The residents recently sent a distress call following a spate of cases of people suffering from severe stomach pains, vomiting and diarrhoea.
More than 20 families were affected raising fears that the infamous 2008 cholera outbreak had revisited the community.
“I feel very relieved,” Miriam Munyukwi (63) said.
“For me, the borehole brings memories of the safer village wells and I believe it will reduce our exposure to the diseases caused by the dirty water from the taps.
“We will now drink the borehole water and use the tap water for cooking and laundry.”
Munyukwi’s two grandchildren were among those treated for stomach pains at Mbare Polyclinic in the past two weeks.
Like most victims, the six-year-old boy and four-year-old girl complained of stomach pains and passed watery stools for days, eliminating chances of cholera which kills within hours if not treated immediately.
The Mbare cases were referred to Beatrice Road Infectious Diseases Hospital where the victims were examined.
Tests for cholera turned out negative. The disease is caused by bacteria called Vibrio Cholerae and spreads fast in unhygienic conditions.
Among other symptoms, the disease presents itself with watery diarrhoea and sometimes vomiting.
It is contracted through intake of contaminated water and food.
“We suspected cholera because the water we have been getting from the taps looks dirty and is smelly,” Charity Ruka said.
“If examined with the naked eye, the water sometimes looks green in colour and stains clothes when used for laundry.
“My family resorted to buying drinking water from supermarkets long ago but not everyone in this community can afford that.”
Munyukwi said even the Aquatabs tablets given to her by a donor organisation could not adequately “purify” the water.

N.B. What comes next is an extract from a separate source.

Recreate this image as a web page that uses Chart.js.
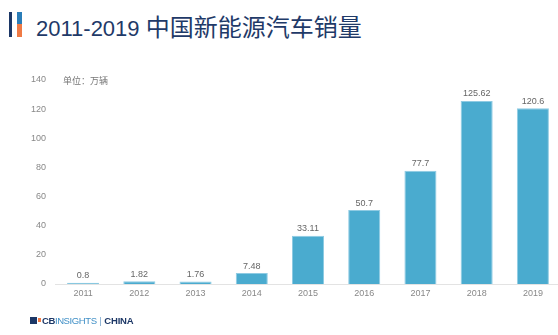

A substantial amount of green to greyish particles would sit at the bottom of the bucket everytime the tablets were added to the water.
Mbare residents have reason to fear a resurgence of the deadly cholera because their suburb was among those hardest hit by the 2008 outbreak that killed nearly 4 000 people countrywide.
Samuel Mapurisa, the Jourburg Lines Residents’ Committee chairperson said although they were happy about the new borehole, more needed to be done to protect residents of one of Harare’s oldest residential areas.
“We believe that the unclean environment is playing a role in all this,” Mapurisa said.
“There is a lot of uncollected rubbish lying around the suburb and we are exposed to health hazards even more in this rainy season.”
Despite the city’s weekly garbage collection, mounds of litter are found at almost every corner of this part of Mbare.
Flies could be seen buzzing around both on the rubbish piles and in water puddles forming in the potholed roads.
Mapurisa said they also suspected that the water delivery system had broken down and sewerage was leaking, leading to contamination of the water.
Environmental Management Authority publicity manager Steady Kangata said poor waste management practices contribute to outbreaks of water borne diseases including cholera.
“At EMA, we urge all authorities to timeously collect refuse, clear illegal dumps and timeously repair burst sewer pipes,” Kangata said.
“Residents should also timeously report these environmental hazards to authorities so that they can be attended to urgently.
“As for Harare, it sits on its catchment area so all the industrial and domestic pollution is washed into Lake Chivero, the source of drinking water, exposing all of us to health risks.”
Although health officials allayed cholera fears, the Harare Residents Trust urged council to upgrade standards in the area to avoid a likely outbreak.
“The HRT insists that to safeguard the health of residents living under the current squalid living conditions in Jourburg Lines, relevant authorities should urgently address the issue of overcrowding, dilapidated water and sewerage reticulation infrastructure and improve service provision, especially refuse collection,” reads part of a statement by the residents’ organisation.